Implementation starter (bundle sketch)
bundle_id: "gmas-autocode.v1"
purpose: "Plan, implement, test, and safely ship small-to-medium features across services."
eligibility:
repos: ["svc-invoices","frontend-admin","infra-platform"]
licenses: ["MIT","Apache-2.0","Proprietary-OK"]
knowledge:
graph: ["symbols","apis","tests","owners"]
retrieval: {span_limit: 2, freshness: "repo_head"}
agents:
- Requirements: {contract: "scope+acceptance.json"}
- Architect: {contract: "openapi.yaml+adr.md"}
- Data: {contract: "migrations.sql+rollback.sql"}
- Backend: {contract: "diffplan.json+code"}
- Frontend: {contract: "diffplan.json+code"}
- Security: {contract: "sec_report.md+patches"}
- QA: {contract: "tests.manifest+cases"}
- Release: {contract: "ci.yaml+helm+healthcheck.sh"}
tools:
- FileOps.apply_diff
- Dev.run_tests
- SCM.open_pr
- Infra.deploy_preview
- Tickets.open_issue
policies:
repo_scope: ["svc-*","frontend-*"]
required_checks: ["tests_pass","coverage>=0.75","sec_scan_clean"]
rollout: {canary: 10, auto_rollback_on: ["health_drop","error_spike"]}
observability:
trace: ["inputs","plan","artifacts","tool_calls","receipts","post_checks"]

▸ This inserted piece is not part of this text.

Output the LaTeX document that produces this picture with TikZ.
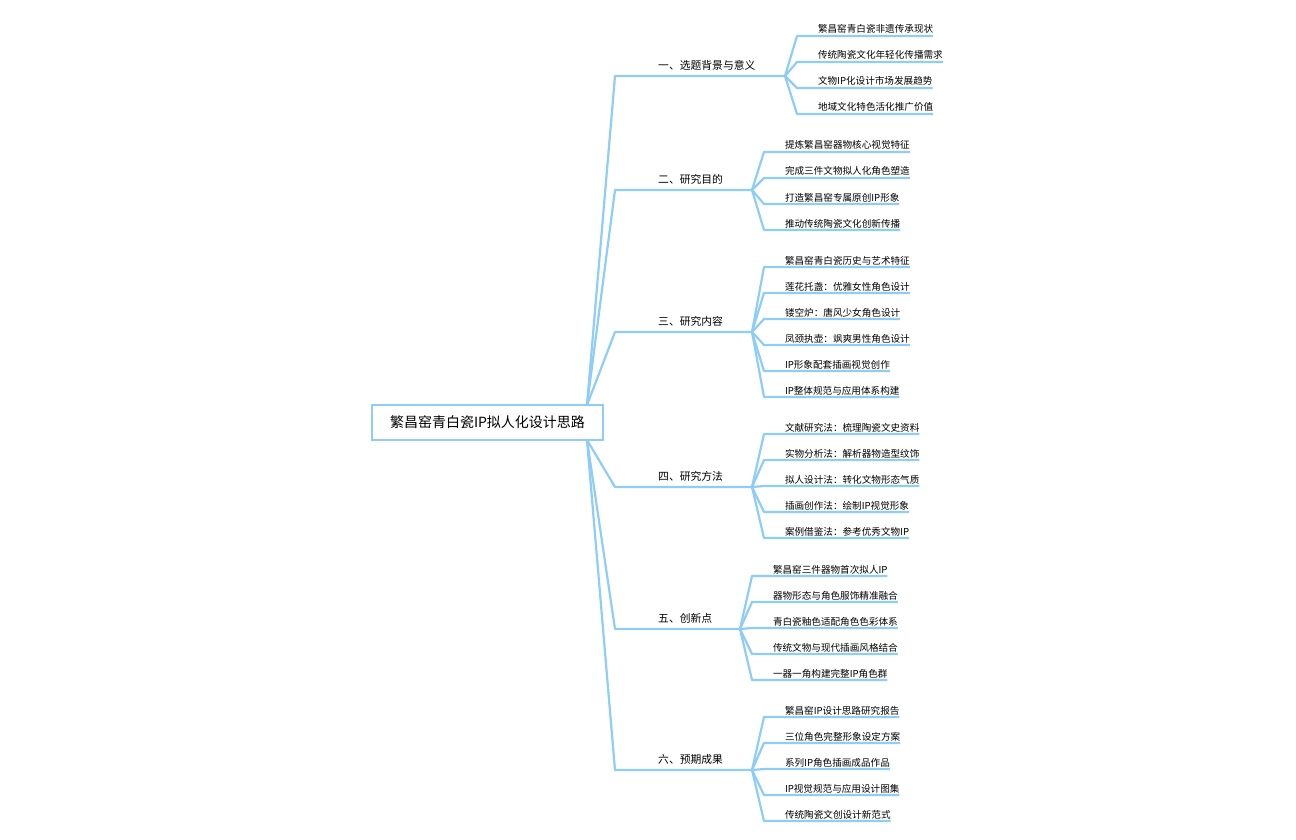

Integrating with your stack
GMAS doesn’t demand a greenfield. Start by placing the Planner and a small set of agents next to your existing repos and CI. Run in advice mode first, generating artifacts without applying diffs. When golden traces are stable, enable gated execution on a low-risk service with a preview environment. Expand the agent set and repo scope as traces prove reliability. Because artifacts are conventional (OpenAPI, ADRs, tests, PRs), GMAS coexists with human contributors and existing processes.
Conclusion
Enterprise-ready autonomy requires more than clever prompts. GMAS delivers a practical path: specialized agents bound to contracts, a code-aware context plane, a sandboxed execution plane with receipts, and a governance layer that makes every change reviewable and reversible. With this architecture, autonomous code generation produces evidence-backed, merge-ready work that fits the way enterprises already build software—only faster, safer, and easier to audit.